Short-cutting Red Tape at MVC
August 2011
Operating and maintaining school buses will become a bit easier if proposed rule changes from the Motor Vehicle Commission are adopted. None of these changes published in the New Jersey Register of August 1, 2011 would impact school bus safety, but they would allow school bus operators to run their fleets more efficiently.
In a concession to the 21st Century, one proposal would allow school bus operators to limit their use of paper and maintain records electronically. Required fingerprints also would be submitted electronically, according to the proposed changes. Another common sense change would allow school buses that fail inspection to be driven to be re-inspected as long as there are no passengers. Previously, school buses had to be towed to the re-inspection station. The regulations would also free operators from the State’s micro-managing of the look of school buses. Operators would have more flexibility in regard to the color, size and letters on school buses and bus grilles would be permitted to be black, rather than only chrome, silver or “National School Bus Yellow.”
The inspection of school buses would no longer depend upon mileage, but would be required either every three months or according to the manufacturer’s recommended maintenance schedule – whichever came first. The inspection according to mileage had been a big problem for rural, high-mileage bus routes.

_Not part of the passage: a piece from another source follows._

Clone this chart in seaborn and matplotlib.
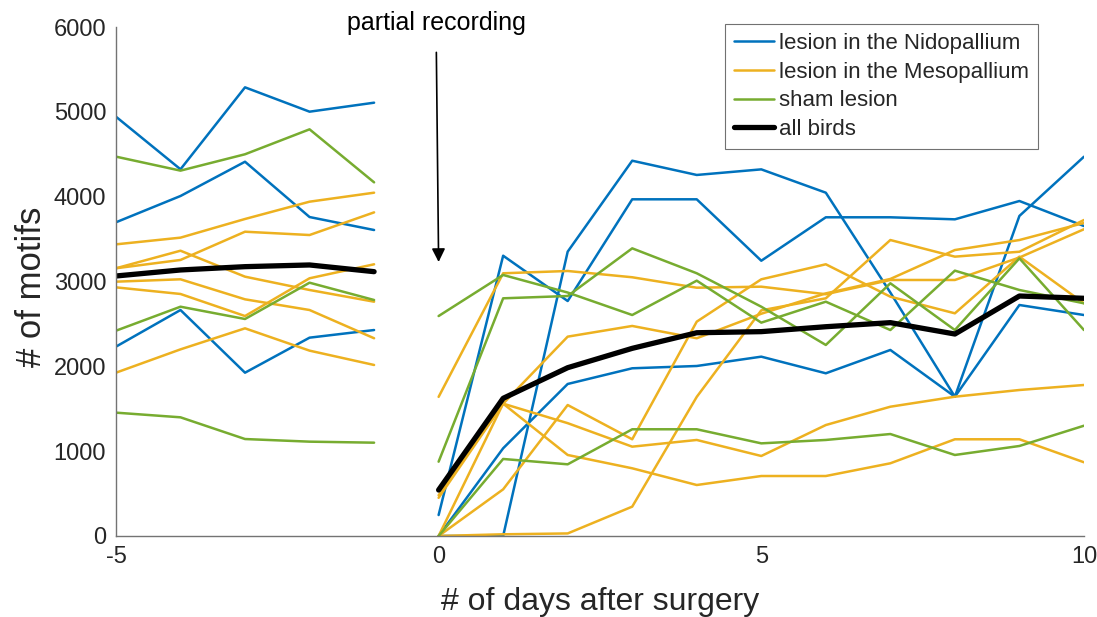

These proposals reinforce the Christie Administration’s drive to eliminate red tape and burdensome regulations. The administration has created an ongoing Red Tape Review Commission to look for smart ways to reduce the state’s regulatory environment. The next meeting will be held on September 21, 2011, at Stockton State College from 2:00 until 5:00.
Board of Public Utilities to issue its orders in written form and to post them on the Internet.
May 2011
Governor Christie signed legislation to ease the bureaucratic burden for New Jersey businesses. The legislation, (A-2849), which had bipartisan support, requires the state Board of Public Utilities to issue its orders in written form and to post them on the Internet. The BPU, which regulates New Jersey utilities, often issues orders orally at meetings. The stipulation that they now be posted on the Internet is meant to make BPU orders as clear as possible. This is significant, given the complexity of many BPU decisions.
Since assuming office in 2010, the Administration has made cutting red tape a priority and formed an ongoing Red Tape Review Commission, chaired by Lt. Governor Kim Guadagno, to review state rules and regulations with an eye toward making them simpler.
Longer Sunset for Rules and Streamlined Re-adoption
April 2011
Governor Chris Christie signed another piece of legislation to ease the regulatory burden in New Jersey by cutting red tape. The bill, A-2721/S-2013, says State rules will now have a sunset provision, or expiration date, of seven years rather than five. Moreover, the bill allows for an easier and less cumbersome procedure for re-adopting rules that are not substantially changed.
The bill sponsors include Assemblyman John Burzichelli, Assemblyman Scott Rumana and Senator Steve Oroho, who are all members of the Red Tape Commission. The Red Tape Group recommended this amendment to the Administrative Procedure Act in its report last year.
Governor Christie Signed Two Bills Aimed at Cutting Red Tape
March 2011
Governor Chris Christie signed two bills aimed at streamlining bureaucracy and cutting red tape, a chief goal of the Christie-Guadagno Administration. The bills were A-2720/S-2014 and A-2853/S-1914, sponsored by two members of the Red Tape Review Group, Assemblyman John Burzichelli and Senator Steve Oroho.
A-2720/S-2014 amends the “Administrative Procedure Act” to allow substantial changes to proposed rules upon adoption, without forcing the State agency to re-propose the entire rule. This should create efficiencies in the rule-making process and help agencies to be more responsive to stakeholder comment.
A-2853/S-1914 mandates a departmental review (in concert with local agencies, where possible) of permits and the permitting process. The legislation should also accelerate economic development projects by creating a central point of contact for each project within the Department of State who will coordinate the permitting process among State and local agencies.
Cutting Red Tape in Atlantic City
February 2011
Governor Chris Christie recently signed legislation aimed at modernizing how the state regulates Atlantic City casinos.
The bill, S-12, clarifies the roles of the Casino Control Commission and the Division of Gaming Enforcement to avoid duplication. The Casino Control Commission now has full control over licensing and regulatory disputes while the Division of Gaming Enforcement oversees day-to-day casino regulation.
In the past, these agencies had overlapping responsibilities. The bill also eliminates the requirement that Casino Control Commission officials be physically present at all times during casino operation. Today's technology makes such on the scene monitoring unnecessary. In general, the changes are designed to make state regulations less costly and burdensome for casino operators.